Changes to the expenses regime in the Court of Session after a personal injury case in which the action was settled for £2,500, and the court then asked by the defenders to award expenses at the sheriff court scale.
The Scotsman reports :
By JOHN ROBERTSON
THE case of Hylands v Glasgow City Council was no different from so many other personal injury actions, but it could turn out to be the claim which heralds an end to a blight on the country's supreme civil court.
Ann Hylands, a clerical assistant with the council, was not badly hurt when a partition fell and struck her back. Her case for compensation was straightforward, yet it was raised in the Court of Session, and gave fodder to those who believe that judges in the highest court should have their time and brains exercised by more taxing issues than low-value reparation.
The Court of Session has introduced simplified procedures for personal injury actions and made it a more attractive forum than the local sheriff courts. So, as long as the initial claim was for more than £1,500 – below which a case went to the sheriff court – lawyers from all over Scotland have headed to Edinburgh.
One way of discouraging the trend would have been to award only sheriff court expenses in cases where the sum ultimately recovered, by an out-of-court settlement or an award by a judge, was small by Court of Session standards, and more in keeping with the sheriff court.
However, judges in a number of cases, where the sums recovered had been between £1,450 and £3,400, found themselves unable or unwilling to impose the expenses sanction. How could you blame someone, they asked, for taking advantage of the Court of Session's procedures, often resulting in a quicker outcome?
Now, the Hylands case has seen a reversal in thinking. The action settled for £2,500, and Lord Drummond Young was asked by the council to award expenses at the sheriff court scale.

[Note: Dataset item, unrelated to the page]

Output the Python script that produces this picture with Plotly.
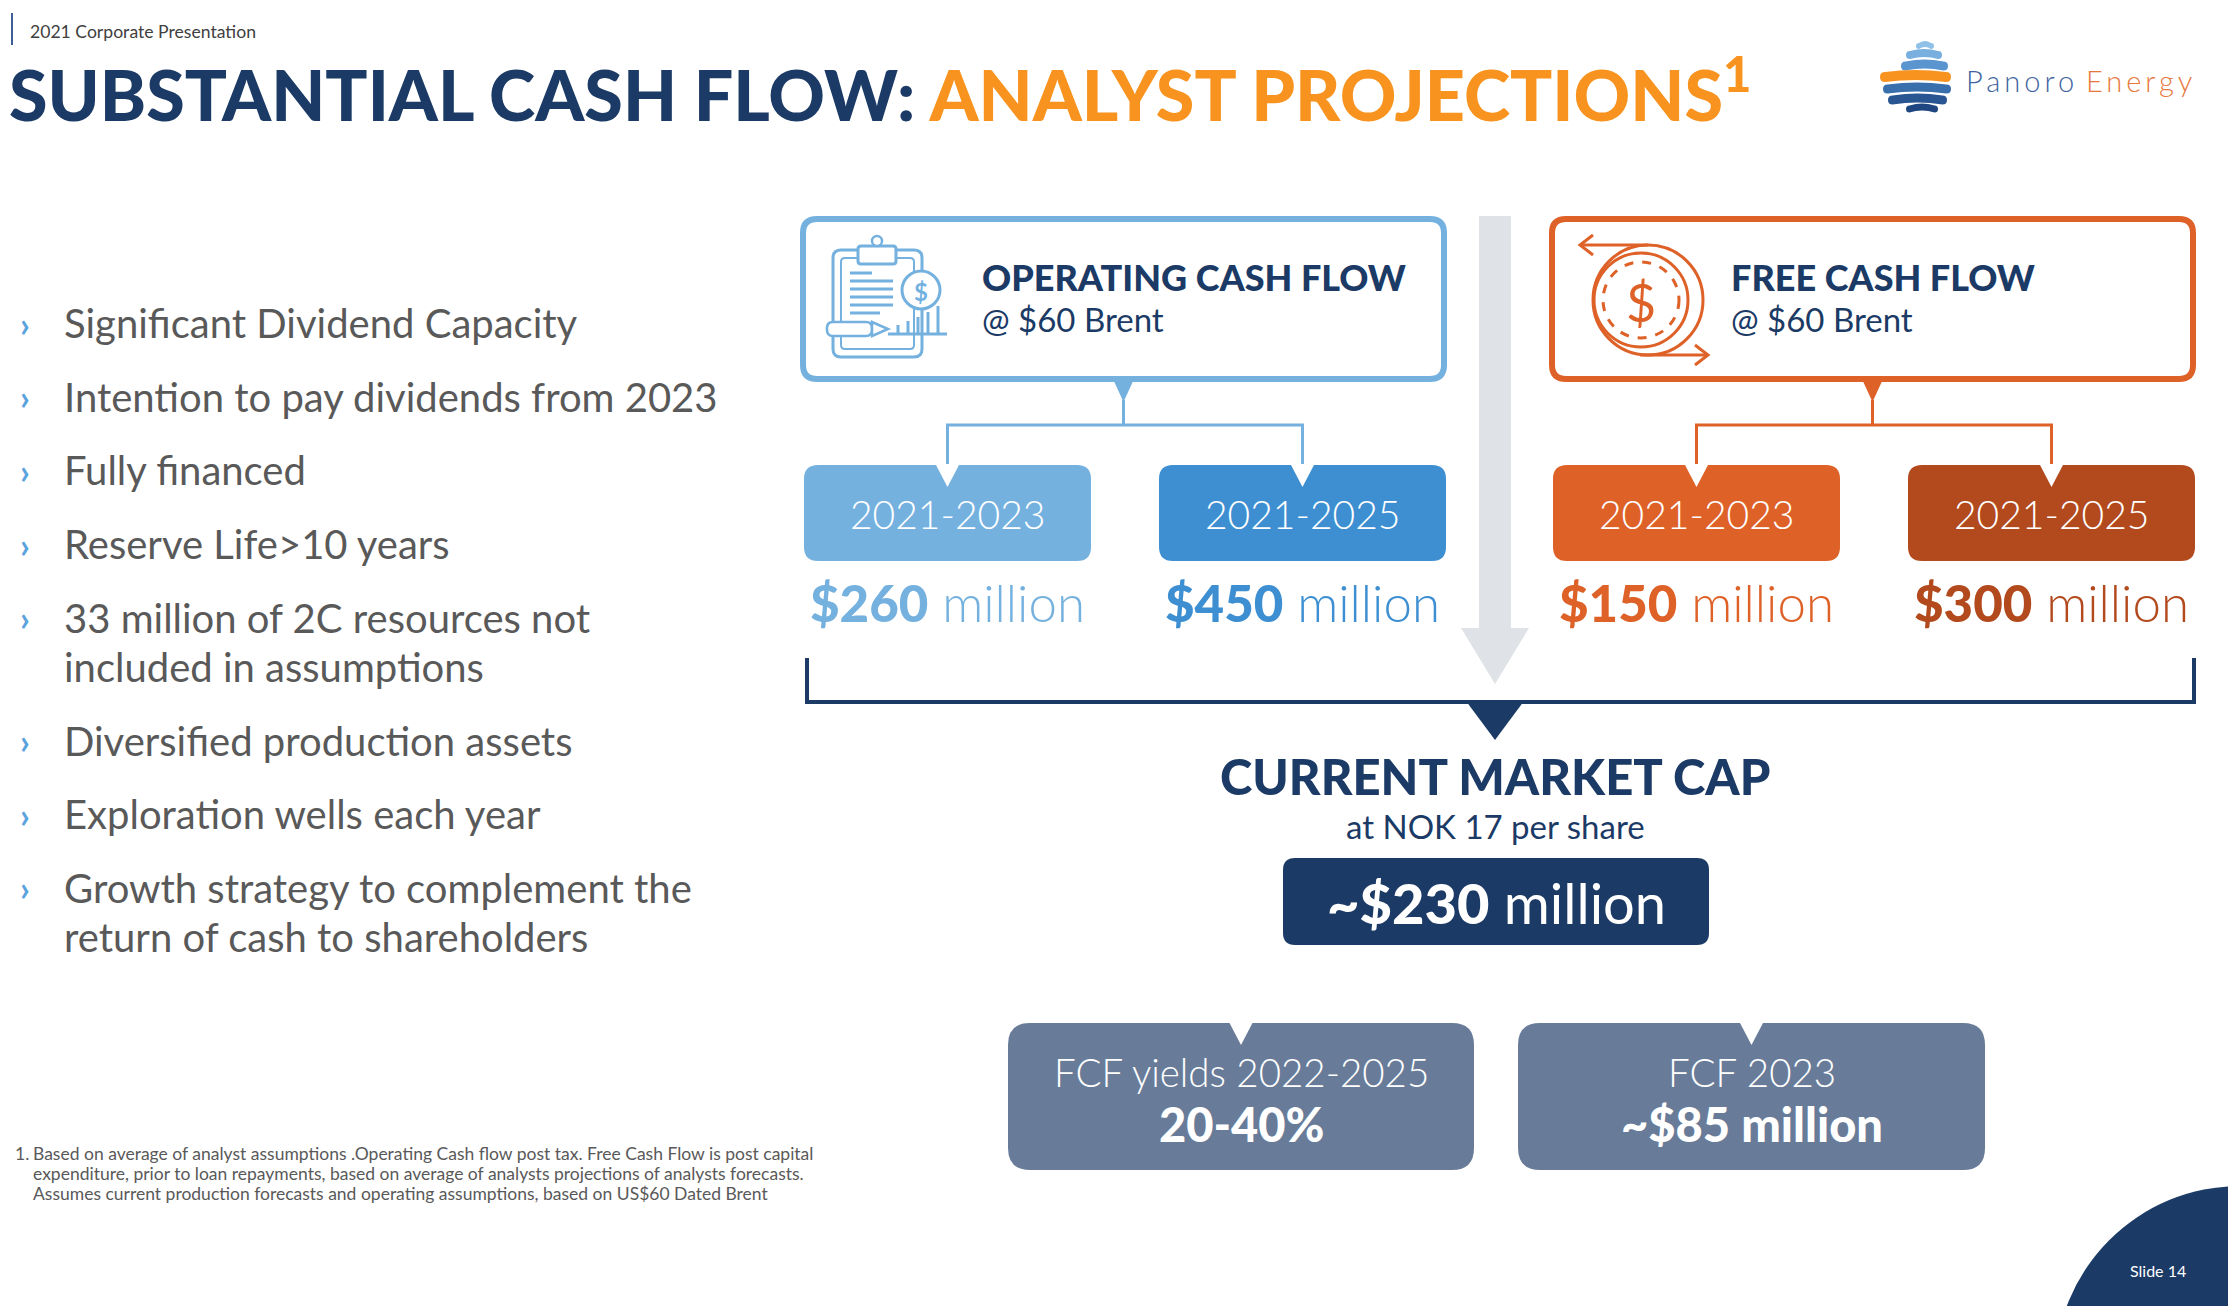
import plotly.graph_objects as go

# ---- slide content ----
bullets = [
    ["Significant Dividend Capacity"],
    ["Intention to pay dividends from 2023"],
    ["Fully financed"],
    ["Reserve Life>10 years"],
    ["33 million of 2C resources not", "included in assumptions"],
    ["Diversified production assets"],
    ["Exploration wells each year"],
    ["Growth strategy to complement the", "return of cash to shareholders"],
]
ocf_periods = ["2021-2023", "2021-2025"]
ocf_musd = [260, 450]
fcf_periods = ["2021-2023", "2021-2025"]
fcf_musd = [150, 300]
brent_usd = 60
share_price_nok = 17
market_cap_musd = 230
fcf_yield_pct = [20, 40]
fcf_yield_years = "2022-2025"
fcf_2023_musd = 85
slide_no = 14
footnote = [
    "Based on average of analyst assumptions .Operating Cash flow post tax. Free Cash Flow is post capital",
    "expenditure, prior to loan repayments, based on average of analysts projections of analysts forecasts.",
    "Assumes current production forecasts and operating assumptions, based on US$60 Dated Brent",
]

NAVY = "#1b3a65"
ORANGE_T = "#f7931e"
LB = "#75b1df"
MB = "#3d8fd1"
OR = "#de6128"
DOR = "#b24a1e"
GREY = "#dfe2e6"
SLATE = "#687c99"
TXT = "#595959"
W, H = 2228, 1306

shapes = []
annots = []


def rrect(x0, y0, x1, y1, r):
    return (f"M{x0+r},{y0} L{x1-r},{y0} Q{x1},{y0} {x1},{y0+r} L{x1},{y1-r} "
            f"Q{x1},{y1} {x1-r},{y1} L{x0+r},{y1} Q{x0},{y1} {x0},{y1-r} "
            f"L{x0},{y0+r} Q{x0},{y0} {x0+r},{y0} Z")


def path(d, fill=None, line=None, width=0, dash="solid"):
    shapes.append(dict(type="path", path=d, xref="x", yref="y",
                       fillcolor=fill or "rgba(0,0,0,0)",
                       line=dict(color=line or "rgba(0,0,0,0)", width=width, dash=dash)))


def circle(cx, cy, r, fill=None, line=None, width=0, dash="solid"):
    shapes.append(dict(type="circle", xref="x", yref="y", x0=cx-r, x1=cx+r, y0=cy-r, y1=cy+r,
                       fillcolor=fill or "rgba(0,0,0,0)",
                       line=dict(color=line or "rgba(0,0,0,0)", width=width, dash=dash)))


def txt(x, y, s, size, color, weight=400, xanchor="left", yanchor="middle", family="Lato"):
    annots.append(dict(x=x, y=y, xref="x", yref="y", text=s, showarrow=False,
                       xanchor=xanchor, yanchor=yanchor, align=xanchor if xanchor != "center" else "center",
                       font=dict(family=family, size=size, color=color, weight=weight)))


# ---- header ----
path("M12,13 L12,45", line="#3d5f96", width=2)
txt(28, 31, "2021 Corporate Presentation", 17.6, "#404040")
txt(7, 90, f"<span style='color:{NAVY}'>SUBSTANTIAL CASH FLOW: </span>"
    f"<span style='color:{ORANGE_T}'>ANALYST PROJECTIONS<sup>1</sup></span>", 70, NAVY, weight=900)

# logo: curved stripes of a globe
stripes = [(1916, 1934, 46, 6, "#8fc0e8"), (1906, 1942, 55, 8, "#78afdf"),
           (1901, 1948, 66, 9, "#5b95cf"), (1880, 1951, 77, 10, ORANGE_T),
           (1883, 1951, 89, 9, "#3a6fae"), (1888, 1947, 100, 9, "#2a5593"),
           (1906, 1938, 109, 7, "#1f4680")]
for xl, xr, yc, h, c in stripes:
    r = h / 2
    xm = (xl + xr) / 2
    b = -4
    path(f"M{xl+r},{yc-r} Q{xm},{yc-r+b} {xr-r},{yc-r} Q{xr},{yc-r} {xr},{yc} Q{xr},{yc+r} {xr-r},{yc+r} "
         f"Q{xm},{yc+r+b} {xl+r},{yc+r} Q{xl},{yc+r} {xl},{yc} Q{xl},{yc-r} {xl+r},{yc-r} Z", fill=c)
txt(1964, 80, "<span style='letter-spacing:4px'>Panoro</span> "
    "<span style='letter-spacing:4px;fill:#e8773d'>Energy</span>", 29, "#3e64a0", weight=300)

# ---- bullets ----
y = 323
for item in bullets:
    txt(18, y, "<b>›</b>", 34, "#5ba3dc")
    for k, line in enumerate(item):
        txt(62, y + 49 * k, line, 40, TXT)
    y += 73.7 + 49 * (len(item) - 1)

# footnote
txt(13, 1153, "1.", 17.5, TXT)
for k, line in enumerate(footnote):
    txt(31, 1153 + 20 * k, line, 17.5, TXT)

# ---- central grey arrow ----
path("M1479,216 L1511,216 L1511,628 L1529,628 L1495,684 L1461,628 L1479,628 Z", fill=GREY)


def panel(x0, x1, color, sub_colors, periods, values, title, icon):
    path(rrect(x0 + 3, 219, x1 - 3, 379, 14), fill="white", line=color, width=6)
    cx = (x0 + x1) / 2
    path(f"M{cx-11},378 L{cx+11},378 L{cx},402 Z", fill=color)
    path(f"M{cx},400 L{cx},425", line=color, width=3)
    subw = 287
    centers = [x0 + 4 + subw / 2, x1 - 1 - subw / 2]
    path(f"M{centers[0]},466 L{centers[0]},425 L{centers[1]},425 L{centers[1]},466", line=color, width=3)
    for sc, col, per, val in zip(centers, sub_colors, periods, values):
        path(rrect(sc - subw / 2, 465, sc + subw / 2, 561, 14), fill=col)
        path(f"M{sc-12},464 L{sc+12},464 L{sc},487 Z", fill="white")
        txt(sc, 514, per, 39, "white", weight=300, xanchor="center")
        txt(sc, 602, f"<span style='font-weight:900'>${val}</span> million", 51, col,
            weight=300, xanchor="center")
    tx = x0 + 180
    txt(tx, 277, title, 36, NAVY, weight=900)
    txt(tx, 319, f"@ ${brent_usd} Brent", 33, NAVY)
    icon()


def clipboard_icon():
    path(rrect(833, 250, 922, 357, 8), line=LB, width=3)
    path(rrect(841, 258, 914, 349, 4), line=LB, width=2)
    path(rrect(858, 246, 896, 264, 3), fill="white", line=LB, width=3)
    circle(877, 241, 5, fill="white", line=LB, width=2.5)
    for yy, xe in zip([273, 281, 289, 297, 305, 313], [872, 893, 893, 893, 893, 880]):
        path(f"M850,{yy} L{xe},{yy}", line=LB, width=3)
    circle(921, 290, 19, fill="white", line=LB, width=3)
    txt(921, 291, "<b>$</b>", 24, LB, xanchor="center")
    path("M888,334 L947,334", line=LB, width=3)
    for bx, top in zip([898, 908, 918, 928, 938], [325, 321, 317, 312, 306]):
        path(f"M{bx},334 L{bx},{top}", line=LB, width=3)
    path(rrect(827, 322, 872, 336, 6), fill="white", line=LB, width=2.5)
    path("M872,322 L888,329 L872,336 Z", fill="white", line=LB, width=2.5)


def coin_icon():
    circle(1648, 300, 55, fill="white", line=OR, width=3)
    circle(1641, 300, 47, fill="white", line=OR, width=3)
    circle(1641, 300, 38, line=OR, width=3, dash="dash")
    txt(1641, 302, "$", 52, OR, xanchor="center")
    path("M1648,245 L1580,245", line=OR, width=3)
    path("M1593,235 L1580,245 L1593,255", line=OR, width=3)
    path("M1640,355 L1708,355", line=OR, width=3)
    path("M1695,345 L1708,355 L1695,365", line=OR, width=3)


panel(800, 1447, LB, [LB, MB], ocf_periods, ocf_musd, "OPERATING CASH FLOW", clipboard_icon)
panel(1549, 2196, OR, [OR, DOR], fcf_periods, fcf_musd, "FREE CASH FLOW", coin_icon)

# ---- bracket & market cap ----
path("M807,658 L807,702 L2194,702 L2194,658", line=NAVY, width=4)
path("M1466,701 L1524,701 L1495,740 Z", fill=NAVY)
txt(1495, 776, "CURRENT MARKET CAP", 49, NAVY, weight=900, xanchor="center")
txt(1495, 826, f"at NOK {share_price_nok} per share", 33, NAVY, xanchor="center")
path(rrect(1283, 858, 1709, 945, 12), fill=NAVY)
txt(1496, 902, f"<span style='font-weight:900'>~${market_cap_musd}</span> million", 56, "white",
    xanchor="center")

# ---- FCF yield boxes ----
boxes = [(1008, 1474, f"FCF yields {fcf_yield_years}", f"{fcf_yield_pct[0]}-{fcf_yield_pct[1]}%"),
         (1518, 1985, "FCF 2023", f"~${fcf_2023_musd} million")]
for x0, x1, l1, l2 in boxes:
    cx = (x0 + x1) / 2
    path(rrect(x0, 1023, x1, 1170, 22), fill=SLATE)
    path(f"M{cx-12},1022 L{cx+12},1022 L{cx},1045 Z", fill="white")
    txt(cx, 1072, l1, 38.5, "white", weight=300, xanchor="center")
    txt(cx, 1124, l2, 47, "white", weight=900, xanchor="center")

# ---- slide corner ----
circle(2240, 1371, 185, fill=NAVY)
txt(2158, 1270, f"Slide {slide_no}", 16, "white", xanchor="center")

fig = go.Figure(go.Scatter(x=[0], y=[0], mode="markers", marker=dict(opacity=0), hoverinfo="skip"))
fig.update_layout(
    width=W, height=H, autosize=False,
    margin=dict(l=0, r=0, t=0, b=0, pad=0),
    paper_bgcolor="white", plot_bgcolor="white",
    xaxis=dict(range=[0, W], visible=False, fixedrange=True),
    yaxis=dict(range=[H, 0], visible=False, fixedrange=True),
    showlegend=False,
    shapes=shapes, annotations=annots,
)
fig.write_html("out.html", config={"displayModeBar": False},
               post_script="document.body.style.margin='0';document.body.style.overflow='hidden';")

He said: "The level of expenses in a (sheriff court) summary cause is substantially less than that found in the Court of Session. The clear intention underlying the legislation increasing the privative jurisdiction and the financial limit for summary causes is that claims of small value should proceed as summary causes in the sheriff court and not in the Court of Session.
"In my opinion, those changes have important implications for the level of expenses that may be recovered in the Court of Session … the expenses awarded to a pursuer who recovers a sum significantly below the limit of the privative jurisdiction should normally be modified to the summary cause scale without certification for counsel."
Lord Drummond Young said exceptions would exist, and he found that, in the Hylands case, the Court of Session summons had been prepared before the increase in the sheriff court limit, and served just after the new limit came into force. He refused to modify the expenses.
"I would emphasise, however, that that decision is made on the very specific circumstances of the present case. If similar facts were to occur in future, I am of opinion that in the absence of special circumstances, it would be appropriate to modify the pursuer's expenses," he added.